- [Written instruction]
Exactly repeat the material, dropping only the pictures.

-----

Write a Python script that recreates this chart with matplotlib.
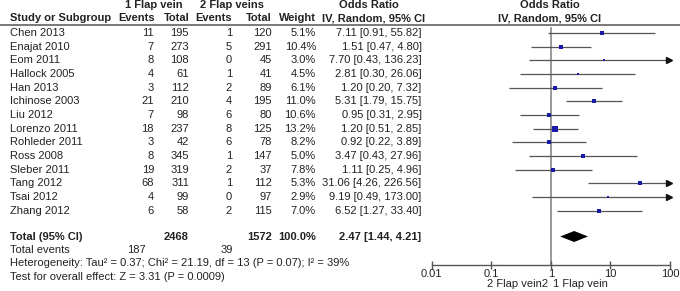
import matplotlib
matplotlib.use("Agg")
import matplotlib.pyplot as plt
import numpy as np

plt.rcParams['font.family'] = ['Liberation Sans', 'DejaVu Sans']

studies = ["Chen 2013", "Enajat 2010", "Eom 2011", "Hallock 2005", "Han 2013",
           "Ichinose 2003", "Liu 2012", "Lorenzo 2011", "Rohleder 2011", "Ross 2008",
           "Sleber 2011", "Tang 2012", "Tsai 2012", "Zhang 2012"]
events1 = [11, 7, 8, 4, 3, 21, 7, 18, 3, 8, 19, 68, 4, 6]
total1 = [195, 273, 108, 61, 112, 210, 98, 237, 42, 345, 319, 311, 99, 58]
events2 = [1, 5, 0, 1, 2, 4, 6, 8, 6, 1, 2, 1, 0, 2]
total2 = [120, 291, 45, 41, 89, 195, 80, 125, 78, 147, 37, 112, 97, 115]
weights = [5.1, 10.4, 3.0, 4.5, 6.1, 11.0, 10.6, 13.2, 8.2, 5.0, 7.8, 5.3, 2.9, 7.0]
odds = [7.11, 1.51, 7.70, 2.81, 1.20, 5.31, 0.95, 1.20, 0.92, 3.47, 1.11, 31.06, 9.19, 6.52]
ci_low = [0.91, 0.47, 0.43, 0.30, 0.20, 1.79, 0.31, 0.51, 0.22, 0.43, 0.25, 4.26, 0.49, 1.27]
ci_high = [55.82, 4.80, 136.23, 26.06, 7.32, 15.75, 2.95, 2.85, 3.89, 27.96, 4.96, 226.56, 173.00, 33.40]
total_n1, total_n2 = 2468, 1572
total_ev1, total_ev2 = 187, 39
pooled_or, pooled_lo, pooled_hi = 2.47, 1.44, 4.21
het_text = "Heterogeneity: Tau\u00b2 = 0.37; Chi\u00b2 = 21.19, df = 13 (P = 0.07); I\u00b2 = 39%"
test_text = "Test for overall effect: Z = 3.31 (P = 0.0009)"
xticks = [0.01, 0.1, 1, 10, 100]
xticklabels = ["0.01", "0.1", "1", "10", "100"]

W, H = 680, 291
fig = plt.figure(figsize=(W / 100, H / 100), dpi=100)
ax = fig.add_axes([0, 0, 1, 1])
ax.set_xlim(0, W)
ax.set_ylim(H, 0)
ax.axis('off')

fs = 8
tc = '#222222'
row0, step = 33.0, 13.68
rows = [row0 + i * step for i in range(len(studies))]
y_total = 236.5
y_tev = 250.0
y_het = 263.3
y_test = 276.7

# headers
ax.text(125, 5, "1 Flap vein", fontsize=fs, fontweight='bold', color=tc, va='center', ha='left')
ax.text(200, 5, "2 Flap veins", fontsize=fs, fontweight='bold', color=tc, va='center', ha='left')
ax.text(369, 5, "Odds Ratio", fontsize=fs, fontweight='bold', color=tc, va='center', ha='center')
ax.text(550, 5, "Odds Ratio", fontsize=fs, fontweight='bold', color=tc, va='center', ha='center')
hy = 18.3
ax.text(10, hy, "Study or Subgroup", fontsize=fs, fontweight='bold', color=tc, va='center', ha='left')
ax.text(155, hy, "Events", fontsize=fs, fontweight='bold', color=tc, va='center', ha='right')
ax.text(190, hy, "Total", fontsize=fs, fontweight='bold', color=tc, va='center', ha='right')
ax.text(232, hy, "Events", fontsize=fs, fontweight='bold', color=tc, va='center', ha='right')
ax.text(272, hy, "Total", fontsize=fs, fontweight='bold', color=tc, va='center', ha='right')
ax.text(316, hy, "Weight", fontsize=fs, fontweight='bold', color=tc, va='center', ha='right')
ax.text(374, hy, "IV, Random, 95% CI", fontsize=fs, fontweight='bold', color=tc, va='center', ha='center')
ax.text(550, hy, "IV, Random, 95% CI", fontsize=fs, fontweight='bold', color=tc, va='center', ha='center')
ax.plot([0, W], [25, 25], color='#555555', lw=1.1, solid_capstyle='butt')

for i, y in enumerate(rows):
    ax.text(10, y, studies[i], fontsize=fs, color=tc, va='center', ha='left')
    ax.text(154, y, str(events1[i]), fontsize=fs, color=tc, va='center', ha='right')
    ax.text(189, y, str(total1[i]), fontsize=fs, color=tc, va='center', ha='right')
    ax.text(232, y, str(events2[i]), fontsize=fs, color=tc, va='center', ha='right')
    ax.text(272, y, str(total2[i]), fontsize=fs, color=tc, va='center', ha='right')
    ax.text(316, y, f"{weights[i]:.1f}%", fontsize=fs, color=tc, va='center', ha='right')
    ax.text(421.5, y, f"{odds[i]:.2f} [{ci_low[i]:.2f}, {ci_high[i]:.2f}]", fontsize=fs,
            color=tc, va='center', ha='right')

ax.text(10, y_total, "Total (95% CI)", fontsize=fs, fontweight='bold', color=tc, va='center', ha='left')
ax.text(189, y_total, str(total_n1), fontsize=fs, fontweight='bold', color=tc, va='center', ha='right')
ax.text(272, y_total, str(total_n2), fontsize=fs, fontweight='bold', color=tc, va='center', ha='right')
ax.text(316, y_total, "100.0%", fontsize=fs, fontweight='bold', color=tc, va='center', ha='right')
ax.text(421.5, y_total, f"{pooled_or:.2f} [{pooled_lo:.2f}, {pooled_hi:.2f}]", fontsize=fs,
        fontweight='bold', color=tc, va='center', ha='right')
ax.text(10, y_tev, "Total events", fontsize=fs, color=tc, va='center', ha='left')
ax.text(146, y_tev, str(total_ev1), fontsize=fs, color=tc, va='center', ha='right')
ax.text(233, y_tev, str(total_ev2), fontsize=fs, color=tc, va='center', ha='right')
ax.text(10, y_het, het_text, fontsize=fs, color=tc, va='center', ha='left')
ax.text(10, y_test, test_text, fontsize=fs, color=tc, va='center', ha='left')

# forest plot axes
x0, x1 = 431.5, 670.0
fx = fig.add_axes([x0 / W, 0, (x1 - x0) / W, 1])
fx.set_xscale('log')
fx.set_xlim(0.01, 100)
fx.set_ylim(H, 0)
fx.patch.set_visible(False)
for s in ['left', 'top', 'right']:
    fx.spines[s].set_visible(False)
y_axis = 264.7
fx.spines['bottom'].set_position(('data', y_axis))
fx.spines['bottom'].set_color('#555555')
fx.spines['bottom'].set_linewidth(1.0)
fx.set_yticks([])
fx.set_xticks(xticks)
fx.set_xticklabels(xticklabels)
fx.xaxis.set_minor_locator(matplotlib.ticker.NullLocator())
fx.tick_params(axis='x', direction='inout', length=6, width=1.0, color='#555555',
               labelsize=fs, labelcolor=tc, pad=0)

fx.plot([1, 1], [28, y_axis], color='#888888', lw=1.2, zorder=1)

for i, y in enumerate(rows):
    hi = min(ci_high[i], 100)
    fx.plot([ci_low[i], hi], [y, y], color='#555555', lw=0.9, zorder=2, clip_on=False,
            solid_capstyle='butt')
    if ci_high[i] > 100:
        fx.plot([96], [y], marker='>', color='#111111', markersize=4, zorder=3, clip_on=False)
    fx.plot([odds[i]], [y], marker='s', color='#1a1aa8', markersize=1.0 * np.sqrt(weights[i]),
            markeredgewidth=0, zorder=4, clip_on=False)

dh = 5.5
fx.fill([pooled_lo, pooled_or, pooled_hi, pooled_or], [y_total, y_total - dh, y_total, y_total + dh],
        color='black', zorder=4, lw=0)

fx.text(0.92, 284, "2 Flap vein2", fontsize=fs, color=tc, va='center', ha='right')
fx.text(1.1, 284, "1 Flap vein", fontsize=fs, color=tc, va='center', ha='left')

fig.savefig("out.png", dpi=100)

-----

- [Output for this exercise]
Write a Python script that recreates this chart with matplotlib.
import matplotlib
matplotlib.use("Agg")
import matplotlib.pyplot as plt
import numpy as np

plt.rcParams['font.family'] = ['Liberation Sans', 'DejaVu Sans']

studies = ["Chen 2013", "Enajat 2010", "Eom 2011", "Hallock 2005", "Han 2013",
           "Ichinose 2003", "Liu 2012", "Lorenzo 2011", "Rohleder 2011", "Ross 2008",
           "Sleber 2011", "Tang 2012", "Tsai 2012", "Zhang 2012"]
events1 = [11, 7, 8, 4, 3, 21, 7, 18, 3, 8, 19, 68, 4, 6]
total1 = [195, 273, 108, 61, 112, 210, 98, 237, 42, 345, 319, 311, 99, 58]
events2 = [1, 5, 0, 1, 2, 4, 6, 8, 6, 1, 2, 1, 0, 2]
total2 = [120, 291, 45, 41, 89, 195, 80, 125, 78, 147, 37, 112, 97, 115]
weights = [5.1, 10.4, 3.0, 4.5, 6.1, 11.0, 10.6, 13.2, 8.2, 5.0, 7.8, 5.3, 2.9, 7.0]
odds = [7.11, 1.51, 7.70, 2.81, 1.20, 5.31, 0.95, 1.20, 0.92, 3.47, 1.11, 31.06, 9.19, 6.52]
ci_low = [0.91, 0.47, 0.43, 0.30, 0.20, 1.79, 0.31, 0.51, 0.22, 0.43, 0.25, 4.26, 0.49, 1.27]
ci_high = [55.82, 4.80, 136.23, 26.06, 7.32, 15.75, 2.95, 2.85, 3.89, 27.96, 4.96, 226.56, 173.00, 33.40]
total_n1, total_n2 = 2468, 1572
total_ev1, total_ev2 = 187, 39
pooled_or, pooled_lo, pooled_hi = 2.47, 1.44, 4.21
het_text = "Heterogeneity: Tau\u00b2 = 0.37; Chi\u00b2 = 21.19, df = 13 (P = 0.07); I\u00b2 = 39%"
test_text = "Test for overall effect: Z = 3.31 (P = 0.0009)"
xticks = [0.01, 0.1, 1, 10, 100]
xticklabels = ["0.01", "0.1", "1", "10", "100"]

W, H = 680, 291
fig = plt.figure(figsize=(W / 100, H / 100), dpi=100)
ax = fig.add_axes([0, 0, 1, 1])
ax.set_xlim(0, W)
ax.set_ylim(H, 0)
ax.axis('off')

fs = 8
tc = '#222222'
row0, step = 33.0, 13.68
rows = [row0 + i * step for i in range(len(studies))]
y_total = 236.5
y_tev = 250.0
y_het = 263.3
y_test = 276.7

# headers
ax.text(125, 5, "1 Flap vein", fontsize=fs, fontweight='bold', color=tc, va='center', ha='left')
ax.text(200, 5, "2 Flap veins", fontsize=fs, fontweight='bold', color=tc, va='center', ha='left')
ax.text(369, 5, "Odds Ratio", fontsize=fs, fontweight='bold', color=tc, va='center', ha='center')
ax.text(550, 5, "Odds Ratio", fontsize=fs, fontweight='bold', color=tc, va='center', ha='center')
hy = 18.3
ax.text(10, hy, "Study or Subgroup", fontsize=fs, fontweight='bold', color=tc, va='center', ha='left')
ax.text(155, hy, "Events", fontsize=fs, fontweight='bold', color=tc, va='center', ha='right')
ax.text(190, hy, "Total", fontsize=fs, fontweight='bold', color=tc, va='center', ha='right')
ax.text(232, hy, "Events", fontsize=fs, fontweight='bold', color=tc, va='center', ha='right')
ax.text(272, hy, "Total", fontsize=fs, fontweight='bold', color=tc, va='center', ha='right')
ax.text(316, hy, "Weight", fontsize=fs, fontweight='bold', color=tc, va='center', ha='right')
ax.text(374, hy, "IV, Random, 95% CI", fontsize=fs, fontweight='bold', color=tc, va='center', ha='center')
ax.text(550, hy, "IV, Random, 95% CI", fontsize=fs, fontweight='bold', color=tc, va='center', ha='center')
ax.plot([0, W], [25, 25], color='#555555', lw=1.1, solid_capstyle='butt')

for i, y in enumerate(rows):
    ax.text(10, y, studies[i], fontsize=fs, color=tc, va='center', ha='left')
    ax.text(154, y, str(events1[i]), fontsize=fs, color=tc, va='center', ha='right')
    ax.text(189, y, str(total1[i]), fontsize=fs, color=tc, va='center', ha='right')
    ax.text(232, y, str(events2[i]), fontsize=fs, color=tc, va='center', ha='right')
    ax.text(272, y, str(total2[i]), fontsize=fs, color=tc, va='center', ha='right')
    ax.text(316, y, f"{weights[i]:.1f}%", fontsize=fs, color=tc, va='center', ha='right')
    ax.text(421.5, y, f"{odds[i]:.2f} [{ci_low[i]:.2f}, {ci_high[i]:.2f}]", fontsize=fs,
            color=tc, va='center', ha='right')

ax.text(10, y_total, "Total (95% CI)", fontsize=fs, fontweight='bold', color=tc, va='center', ha='left')
ax.text(189, y_total, str(total_n1), fontsize=fs, fontweight='bold', color=tc, va='center', ha='right')
ax.text(272, y_total, str(total_n2), fontsize=fs, fontweight='bold', color=tc, va='center', ha='right')
ax.text(316, y_total, "100.0%", fontsize=fs, fontweight='bold', color=tc, va='center', ha='right')
ax.text(421.5, y_total, f"{pooled_or:.2f} [{pooled_lo:.2f}, {pooled_hi:.2f}]", fontsize=fs,
        fontweight='bold', color=tc, va='center', ha='right')
ax.text(10, y_tev, "Total events", fontsize=fs, color=tc, va='center', ha='left')
ax.text(146, y_tev, str(total_ev1), fontsize=fs, color=tc, va='center', ha='right')
ax.text(233, y_tev, str(total_ev2), fontsize=fs, color=tc, va='center', ha='right')
ax.text(10, y_het, het_text, fontsize=fs, color=tc, va='center', ha='left')
ax.text(10, y_test, test_text, fontsize=fs, color=tc, va='center', ha='left')

# forest plot axes
x0, x1 = 431.5, 670.0
fx = fig.add_axes([x0 / W, 0, (x1 - x0) / W, 1])
fx.set_xscale('log')
fx.set_xlim(0.01, 100)
fx.set_ylim(H, 0)
fx.patch.set_visible(False)
for s in ['left', 'top', 'right']:
    fx.spines[s].set_visible(False)
y_axis = 264.7
fx.spines['bottom'].set_position(('data', y_axis))
fx.spines['bottom'].set_color('#555555')
fx.spines['bottom'].set_linewidth(1.0)
fx.set_yticks([])
fx.set_xticks(xticks)
fx.set_xticklabels(xticklabels)
fx.xaxis.set_minor_locator(matplotlib.ticker.NullLocator())
fx.tick_params(axis='x', direction='inout', length=6, width=1.0, color='#555555',
               labelsize=fs, labelcolor=tc, pad=0)

fx.plot([1, 1], [28, y_axis], color='#888888', lw=1.2, zorder=1)

for i, y in enumerate(rows):
    hi = min(ci_high[i], 100)
    fx.plot([ci_low[i], hi], [y, y], color='#555555', lw=0.9, zorder=2, clip_on=False,
            solid_capstyle='butt')
    if ci_high[i] > 100:
        fx.plot([96], [y], marker='>', color='#111111', markersize=4, zorder=3, clip_on=False)
    fx.plot([odds[i]], [y], marker='s', color='#1a1aa8', markersize=1.0 * np.sqrt(weights[i]),
            markeredgewidth=0, zorder=4, clip_on=False)

dh = 5.5
fx.fill([pooled_lo, pooled_or, pooled_hi, pooled_or], [y_total, y_total - dh, y_total, y_total + dh],
        color='black', zorder=4, lw=0)

fx.text(0.92, 284, "2 Flap vein2", fontsize=fs, color=tc, va='center', ha='right')
fx.text(1.1, 284, "1 Flap vein", fontsize=fs, color=tc, va='center', ha='left')

fig.savefig("out.png", dpi=100)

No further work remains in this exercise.